• [Directive] Print exactly the lines from the first one down to the line that contains "const plotLeft = 76, plotRight", both included, and skip the pictures.

+ + + + + + +

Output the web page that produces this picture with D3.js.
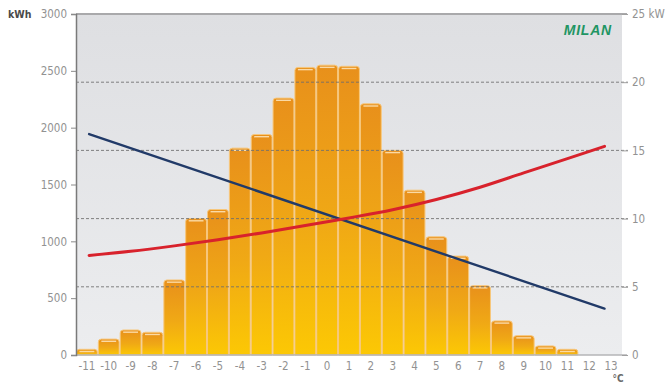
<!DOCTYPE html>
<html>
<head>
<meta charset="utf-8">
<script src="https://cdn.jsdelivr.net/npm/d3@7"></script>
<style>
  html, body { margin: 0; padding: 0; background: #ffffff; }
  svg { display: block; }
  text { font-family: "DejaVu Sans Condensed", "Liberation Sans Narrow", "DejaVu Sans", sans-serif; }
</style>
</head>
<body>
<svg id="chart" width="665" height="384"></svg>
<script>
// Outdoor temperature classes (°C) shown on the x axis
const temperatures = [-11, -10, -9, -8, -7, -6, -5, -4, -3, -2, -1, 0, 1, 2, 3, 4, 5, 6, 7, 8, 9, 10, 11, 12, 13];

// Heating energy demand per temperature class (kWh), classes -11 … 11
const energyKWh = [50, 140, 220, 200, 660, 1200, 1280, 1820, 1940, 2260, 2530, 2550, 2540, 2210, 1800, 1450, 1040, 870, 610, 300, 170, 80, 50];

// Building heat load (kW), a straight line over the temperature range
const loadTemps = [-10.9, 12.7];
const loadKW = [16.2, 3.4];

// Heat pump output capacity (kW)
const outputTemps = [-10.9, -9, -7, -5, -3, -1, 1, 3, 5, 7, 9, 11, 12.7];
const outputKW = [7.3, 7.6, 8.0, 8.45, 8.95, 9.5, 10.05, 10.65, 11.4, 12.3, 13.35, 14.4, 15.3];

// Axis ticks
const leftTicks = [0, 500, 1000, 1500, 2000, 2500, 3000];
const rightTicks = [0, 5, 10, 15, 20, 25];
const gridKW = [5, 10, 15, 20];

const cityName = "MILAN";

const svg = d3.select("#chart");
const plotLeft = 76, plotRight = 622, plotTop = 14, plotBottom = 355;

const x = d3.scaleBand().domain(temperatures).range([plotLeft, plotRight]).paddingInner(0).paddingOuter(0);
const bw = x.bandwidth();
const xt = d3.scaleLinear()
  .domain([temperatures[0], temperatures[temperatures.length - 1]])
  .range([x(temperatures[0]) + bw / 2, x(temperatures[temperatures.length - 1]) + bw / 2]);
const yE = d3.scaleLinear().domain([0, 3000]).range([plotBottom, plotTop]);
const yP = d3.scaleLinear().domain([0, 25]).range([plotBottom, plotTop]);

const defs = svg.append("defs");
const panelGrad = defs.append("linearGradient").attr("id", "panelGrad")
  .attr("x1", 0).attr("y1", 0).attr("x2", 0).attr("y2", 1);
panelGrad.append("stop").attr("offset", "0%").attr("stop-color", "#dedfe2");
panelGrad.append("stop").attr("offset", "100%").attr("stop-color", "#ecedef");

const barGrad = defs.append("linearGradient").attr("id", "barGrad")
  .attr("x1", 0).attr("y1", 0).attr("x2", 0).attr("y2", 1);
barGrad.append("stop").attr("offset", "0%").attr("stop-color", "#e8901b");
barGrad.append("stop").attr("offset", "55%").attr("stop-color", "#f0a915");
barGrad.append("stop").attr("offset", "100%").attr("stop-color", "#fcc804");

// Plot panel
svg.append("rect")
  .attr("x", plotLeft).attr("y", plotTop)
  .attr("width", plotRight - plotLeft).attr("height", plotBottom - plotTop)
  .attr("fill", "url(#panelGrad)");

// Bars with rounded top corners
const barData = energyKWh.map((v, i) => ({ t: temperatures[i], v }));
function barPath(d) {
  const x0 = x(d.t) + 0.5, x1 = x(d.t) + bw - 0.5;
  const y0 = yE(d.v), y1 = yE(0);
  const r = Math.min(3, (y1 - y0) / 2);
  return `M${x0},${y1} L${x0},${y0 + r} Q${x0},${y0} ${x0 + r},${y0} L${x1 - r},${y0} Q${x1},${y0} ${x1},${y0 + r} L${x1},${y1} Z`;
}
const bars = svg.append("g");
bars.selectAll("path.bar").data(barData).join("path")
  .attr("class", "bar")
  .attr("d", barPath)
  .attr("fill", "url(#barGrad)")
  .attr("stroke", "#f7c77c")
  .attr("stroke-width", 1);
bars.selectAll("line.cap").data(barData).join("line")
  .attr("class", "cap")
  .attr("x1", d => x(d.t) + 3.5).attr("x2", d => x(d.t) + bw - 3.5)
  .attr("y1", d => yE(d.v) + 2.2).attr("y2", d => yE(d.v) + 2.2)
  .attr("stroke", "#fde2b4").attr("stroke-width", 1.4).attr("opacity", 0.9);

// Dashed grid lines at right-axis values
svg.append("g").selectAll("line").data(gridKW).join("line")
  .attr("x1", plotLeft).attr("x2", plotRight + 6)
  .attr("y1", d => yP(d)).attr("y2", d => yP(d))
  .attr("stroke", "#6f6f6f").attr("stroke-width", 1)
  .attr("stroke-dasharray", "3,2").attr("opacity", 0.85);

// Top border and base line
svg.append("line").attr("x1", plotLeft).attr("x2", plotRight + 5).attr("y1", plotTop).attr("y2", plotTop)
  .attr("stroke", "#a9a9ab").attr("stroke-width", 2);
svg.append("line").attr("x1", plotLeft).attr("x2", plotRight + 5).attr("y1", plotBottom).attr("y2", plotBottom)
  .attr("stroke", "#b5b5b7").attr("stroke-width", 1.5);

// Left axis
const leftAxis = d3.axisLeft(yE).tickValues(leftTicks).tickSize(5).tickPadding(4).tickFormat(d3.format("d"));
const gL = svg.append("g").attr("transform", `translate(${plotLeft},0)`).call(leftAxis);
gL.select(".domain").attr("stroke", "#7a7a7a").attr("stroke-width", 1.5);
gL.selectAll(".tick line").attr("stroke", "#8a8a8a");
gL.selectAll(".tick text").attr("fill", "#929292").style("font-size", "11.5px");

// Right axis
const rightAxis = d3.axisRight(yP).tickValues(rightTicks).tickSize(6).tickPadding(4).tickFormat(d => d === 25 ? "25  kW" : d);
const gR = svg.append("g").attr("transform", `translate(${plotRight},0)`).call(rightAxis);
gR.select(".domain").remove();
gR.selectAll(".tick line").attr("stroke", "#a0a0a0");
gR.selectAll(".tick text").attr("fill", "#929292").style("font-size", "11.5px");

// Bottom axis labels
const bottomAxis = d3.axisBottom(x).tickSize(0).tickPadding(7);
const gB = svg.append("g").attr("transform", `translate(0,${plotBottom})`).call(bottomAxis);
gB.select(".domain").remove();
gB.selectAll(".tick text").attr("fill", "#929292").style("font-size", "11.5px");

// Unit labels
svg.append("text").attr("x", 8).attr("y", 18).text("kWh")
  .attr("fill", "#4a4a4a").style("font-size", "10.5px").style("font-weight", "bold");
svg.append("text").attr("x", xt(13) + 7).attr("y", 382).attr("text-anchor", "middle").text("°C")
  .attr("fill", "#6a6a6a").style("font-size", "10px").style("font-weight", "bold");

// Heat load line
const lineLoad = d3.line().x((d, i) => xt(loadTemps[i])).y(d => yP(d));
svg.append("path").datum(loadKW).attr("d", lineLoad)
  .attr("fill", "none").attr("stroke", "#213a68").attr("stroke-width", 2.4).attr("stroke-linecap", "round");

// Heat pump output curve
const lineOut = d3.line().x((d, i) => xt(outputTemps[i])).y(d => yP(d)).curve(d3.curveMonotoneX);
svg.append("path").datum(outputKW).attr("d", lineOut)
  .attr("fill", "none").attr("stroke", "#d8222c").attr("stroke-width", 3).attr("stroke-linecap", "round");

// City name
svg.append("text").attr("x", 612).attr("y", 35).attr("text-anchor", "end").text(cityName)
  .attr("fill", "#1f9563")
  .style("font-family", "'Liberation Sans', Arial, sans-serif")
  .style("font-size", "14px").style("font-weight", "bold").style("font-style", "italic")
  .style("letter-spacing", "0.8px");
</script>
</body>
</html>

+ + + + + + +

• [Solution to this exercise]
Output the web page that produces this picture with D3.js.
<!DOCTYPE html>
<html>
<head>
<meta charset="utf-8">
<script src="https://cdn.jsdelivr.net/npm/d3@7"></script>
<style>
  html, body { margin: 0; padding: 0; background: #ffffff; }
  svg { display: block; }
  text { font-family: "DejaVu Sans Condensed", "Liberation Sans Narrow", "DejaVu Sans", sans-serif; }
</style>
</head>
<body>
<svg id="chart" width="665" height="384"></svg>
<script>
// Outdoor temperature classes (°C) shown on the x axis
const temperatures = [-11, -10, -9, -8, -7, -6, -5, -4, -3, -2, -1, 0, 1, 2, 3, 4, 5, 6, 7, 8, 9, 10, 11, 12, 13];

// Heating energy demand per temperature class (kWh), classes -11 … 11
const energyKWh = [50, 140, 220, 200, 660, 1200, 1280, 1820, 1940, 2260, 2530, 2550, 2540, 2210, 1800, 1450, 1040, 870, 610, 300, 170, 80, 50];

// Building heat load (kW), a straight line over the temperature range
const loadTemps = [-10.9, 12.7];
const loadKW = [16.2, 3.4];

// Heat pump output capacity (kW)
const outputTemps = [-10.9, -9, -7, -5, -3, -1, 1, 3, 5, 7, 9, 11, 12.7];
const outputKW = [7.3, 7.6, 8.0, 8.45, 8.95, 9.5, 10.05, 10.65, 11.4, 12.3, 13.35, 14.4, 15.3];

// Axis ticks
const leftTicks = [0, 500, 1000, 1500, 2000, 2500, 3000];
const rightTicks = [0, 5, 10, 15, 20, 25];
const gridKW = [5, 10, 15, 20];

const cityName = "MILAN";

const svg = d3.select("#chart");
const plotLeft = 76, plotRight = 622, plotTop = 14, plotBottom = 355;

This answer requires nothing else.